** start **
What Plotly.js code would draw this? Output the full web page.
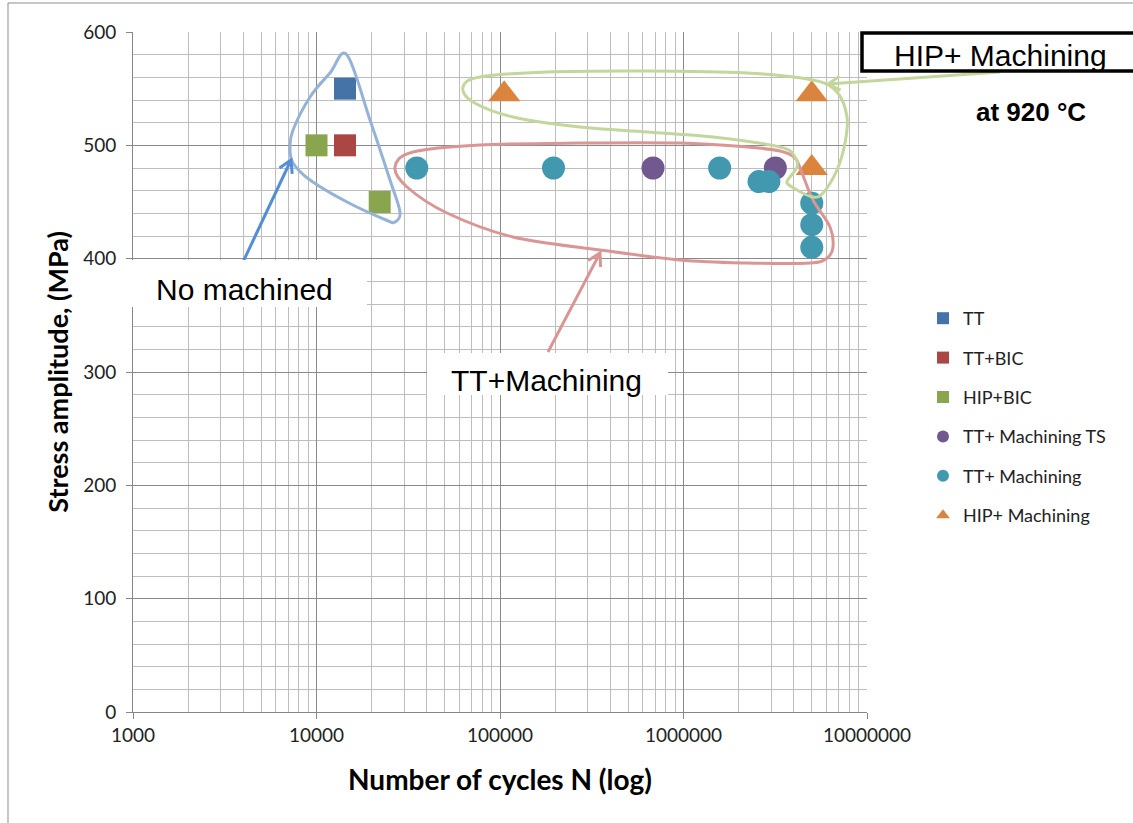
<!DOCTYPE html>
<html>
<head>
<meta charset="utf-8">
<script src="https://cdn.plot.ly/plotly-3.0.1.min.js"></script>
<style>
  html, body { margin: 0; padding: 0; background: #fff; }
  #chart { width: 1133px; height: 823px; }
</style>
</head>
<body>
<div id="chart"></div>
<script>
// ---- Data ----
const seriesNames = ["TT", "TT+BIC", "HIP+BIC", "TT+ Machining TS", "TT+ Machining", "HIP+ Machining"];
const cyclesTT = [14300];
const stressTT = [550];
const cyclesTTBIC = [14300];
const stressTTBIC = [500];
const cyclesHIPBIC = [10000, 22100];
const stressHIPBIC = [500, 450];
const cyclesTTMachTS = [682000, 3166000];
const stressTTMachTS = [480, 480];
const cyclesTTMach = [35200, 195700, 1574000, 2580000, 2920000, 5000000, 5000000, 5000000];
const stressTTMach = [480, 480, 480, 468, 468, 449, 430, 410];
const cyclesHIPMach = [105400, 5000000, 5000000];
const stressHIPMach = [545, 545, 480];
const xTickVals = [1000, 10000, 100000, 1000000, 10000000];
const xTickText = ["1000", "10000", "100000", "1000000", "10000000"];
const yTickVals = [0, 100, 200, 300, 400, 500, 600];

// ---- Layout geometry ----
const W = 1133, H = 823;
const M = { l: 133, r: 266, t: 32, b: 111 };
const PW = W - M.l - M.r, PH = H - M.t - M.b;
const px = x => (x - M.l) / PW;
const py = y => (H - M.b - y) / PH;

function smoothClosed(pts) {
  const n = pts.length;
  const P = i => pts[(i + n) % n];
  let d = "M " + px(P(0)[0]).toFixed(5) + "," + py(P(0)[1]).toFixed(5);
  for (let i = 0; i < n; i++) {
    const p0 = P(i - 1), p1 = P(i), p2 = P(i + 1), p3 = P(i + 2);
    const c1 = [p1[0] + (p2[0] - p0[0]) / 6, p1[1] + (p2[1] - p0[1]) / 6];
    const c2 = [p2[0] - (p3[0] - p1[0]) / 6, p2[1] - (p3[1] - p1[1]) / 6];
    d += " C " + px(c1[0]).toFixed(5) + "," + py(c1[1]).toFixed(5) + " " +
         px(c2[0]).toFixed(5) + "," + py(c2[1]).toFixed(5) + " " +
         px(p2[0]).toFixed(5) + "," + py(p2[1]).toFixed(5);
  }
  return d + " Z";
}
function arrowPath(tail, head, len) {
  const dx = head[0] - tail[0], dy = head[1] - tail[1];
  const L = Math.hypot(dx, dy);
  const bx = -dx / L, by = -dy / L;
  const c = Math.cos(Math.PI / 6), s = Math.sin(Math.PI / 6);
  const a1 = [head[0] + len * (bx * c - by * s), head[1] + len * (bx * s + by * c)];
  const a2 = [head[0] + len * (bx * c + by * s), head[1] + len * (-bx * s + by * c)];
  const f = p => px(p[0]).toFixed(5) + "," + py(p[1]).toFixed(5);
  return "M " + f(tail) + " L " + f(head) + " M " + f(a1) + " L " + f(head) + " L " + f(a2);
}

const blueLoop = [[347,55],[370,120],[390,180],[400,212],[395,222],[386,220],[347,202],[310,180],[293,163],[290,147],[293,130],[310,97],[330,73]];
const redLoop = [[395,167],[413,152],[480,145],[580,143],[680,143],[747,147],[780,151],[795,158],[802,173],[813,200],[830,227],[833,247],[827,258],[810,263],[747,263],[680,260],[600,250],[513,237],[447,213],[407,187]];
const greenLoop = [[463,87],[480,77],[547,72],[647,71],[747,73],[813,80],[837,92],[847,117],[845,143],[837,170],[823,193],[813,197],[797,190],[787,183],[790,177],[797,167],[795,157],[780,147],[713,137],[647,132],[580,127],[513,117],[473,102]];

const fontMain = "Lato, Carlito, 'Open Sans', sans-serif";
const fontArial = "Arial, 'Liberation Sans', sans-serif";

function trace(name, x, y, symbol, color, size) {
  return {
    type: "scatter", mode: "markers", name: name, x: x, y: y,
    legendgroup: name,
    marker: { symbol: symbol, color: color, size: size, line: { width: 0 } },
    cliponaxis: false
  };
}

const data = [
  trace(seriesNames[0], cyclesTT, stressTT, "square", "#4572a7", 22),
  trace(seriesNames[1], cyclesTTBIC, stressTTBIC, "square", "#aa4643", 22),
  trace(seriesNames[2], cyclesHIPBIC, stressHIPBIC, "square", "#89a54e", 22),
  trace(seriesNames[3], cyclesTTMachTS, stressTTMachTS, "circle", "#71588f", 23),
  trace(seriesNames[4], cyclesTTMach, stressTTMach, "circle", "#4198af", 23),
  trace(seriesNames[5], cyclesHIPMach, stressHIPMach, "triangle-up", "#db843d", 28)
];

const shapes = [
  { type: "rect", xref: "paper", yref: "paper", x0: px(8), x1: px(1145), y0: py(3), y1: py(840),
    line: { color: "#8c8c8c", width: 1 }, fillcolor: "rgba(0,0,0,0)", layer: "below" },
  { type: "path", xref: "paper", yref: "paper", path: smoothClosed(blueLoop), line: { color: "#95b3d7", width: 3 }, layer: "above" },
  { type: "path", xref: "paper", yref: "paper", path: smoothClosed(redLoop), line: { color: "#d99694", width: 3 }, layer: "above" },
  { type: "path", xref: "paper", yref: "paper", path: smoothClosed(greenLoop), line: { color: "#c3d69b", width: 3 }, layer: "above" },
  { type: "path", xref: "paper", yref: "paper", path: arrowPath([243,262],[291,160],14), line: { color: "#558ed5", width: 3 }, layer: "above" },
  { type: "path", xref: "paper", yref: "paper", path: arrowPath([548,352],[600,253],14), line: { color: "#d99694", width: 3 }, layer: "above" },
  { type: "path", xref: "paper", yref: "paper", path: arrowPath([1000,72],[828,84],14), line: { color: "#c3d69b", width: 3 }, layer: "above" },
  { type: "rect", xref: "paper", yref: "paper", x0: px(125), x1: px(367), y0: py(260), y1: py(307),
    line: { width: 0 }, fillcolor: "#ffffff", layer: "above" },
  { type: "rect", xref: "paper", yref: "paper", x0: px(427), x1: px(668), y0: py(353), y1: py(395),
    line: { width: 0 }, fillcolor: "#ffffff", layer: "above" },
  { type: "rect", xref: "paper", yref: "paper", x0: px(862), x1: px(1160), y0: py(33), y1: py(71),
    line: { color: "#000000", width: 3.5 }, fillcolor: "#ffffff", layer: "above" }
];

const annotations = [
  { xref: "paper", yref: "paper", x: px(244), y: py(289), text: "No machined", showarrow: false,
    xanchor: "center", yanchor: "middle", font: { family: fontArial, size: 30, color: "#000" } },
  { xref: "paper", yref: "paper", x: px(546), y: py(380), text: "TT+Machining", showarrow: false,
    xanchor: "center", yanchor: "middle", font: { family: fontArial, size: 30, color: "#000" } },
  { xref: "paper", yref: "paper", x: px(1000), y: py(56), text: "HIP+ Machining", showarrow: false,
    xanchor: "center", yanchor: "middle", font: { family: fontArial, size: 30, color: "#000" } },
  { xref: "paper", yref: "paper", x: px(1031), y: py(112), text: "at 920 °C", showarrow: false,
    xanchor: "center", yanchor: "middle", font: { family: fontArial, size: 26, color: "#000", weight: "bold" } }
];

const layout = {
  width: W, height: H,
  margin: M,
  paper_bgcolor: "#ffffff", plot_bgcolor: "#ffffff",
  showlegend: true,
  legend: {
    x: px(923), y: py(300), xanchor: "left", yanchor: "top",
    font: { family: fontMain, size: 18, color: "#222" },
    itemsizing: "constant", tracegroupgap: 13, bgcolor: "rgba(0,0,0,0)"
  },
  xaxis: {
    type: "log", range: [3, 7],
    tickvals: xTickVals, ticktext: xTickText,
    showgrid: true, gridcolor: "#8a8a8a", gridwidth: 1,
    minor: { dtick: "D1", showgrid: true, gridcolor: "#bdbdbd", gridwidth: 1, ticks: "" },
    showline: true, linecolor: "#868686", linewidth: 1,
    ticks: "outside", ticklen: 6, tickcolor: "#868686",
    tickfont: { family: fontMain, size: 19, color: "#222" },
    zeroline: false,
    title: { text: "Number of cycles N (log)", standoff: 25,
      font: { family: fontMain, size: 28, color: "#000", weight: "bold" } }
  },
  yaxis: {
    range: [0, 600], tickvals: yTickVals,
    showgrid: true, gridcolor: "#8a8a8a", gridwidth: 1,
    minor: { dtick: 20, showgrid: true, gridcolor: "#bdbdbd", gridwidth: 1, ticks: "" },
    showline: true, linecolor: "#868686", linewidth: 1,
    ticks: "outside", ticklen: 6, tickcolor: "#868686",
    ticklabelstandoff: 6,
    tickfont: { family: fontMain, size: 19, color: "#222" },
    zeroline: false,
    title: { text: "Stress amplitude, (MPa)", standoff: 6,
      font: { family: fontMain, size: 27, color: "#000", weight: "bold" } }
  },
  shapes: shapes,
  annotations: annotations
};

Plotly.newPlot("chart", data, layout, { displayModeBar: false, staticPlot: true });
</script>
</body>
</html>
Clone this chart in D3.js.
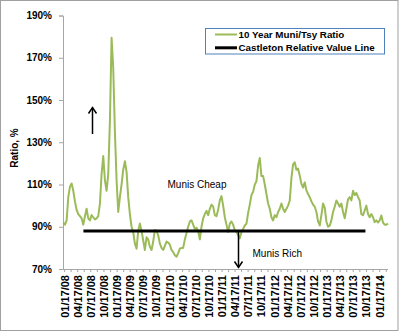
** end **
> **GIVEN EXERCISE**: Identify lines with the string "chart". Copy each one.

> **RIGHT ANSWER**:
  #chart { width: 1133px; height: 823px; }
<div id="chart"></div>
Plotly.newPlot("chart", data, layout, { displayModeBar: false, staticPlot: true });
Clone this chart in D3.js.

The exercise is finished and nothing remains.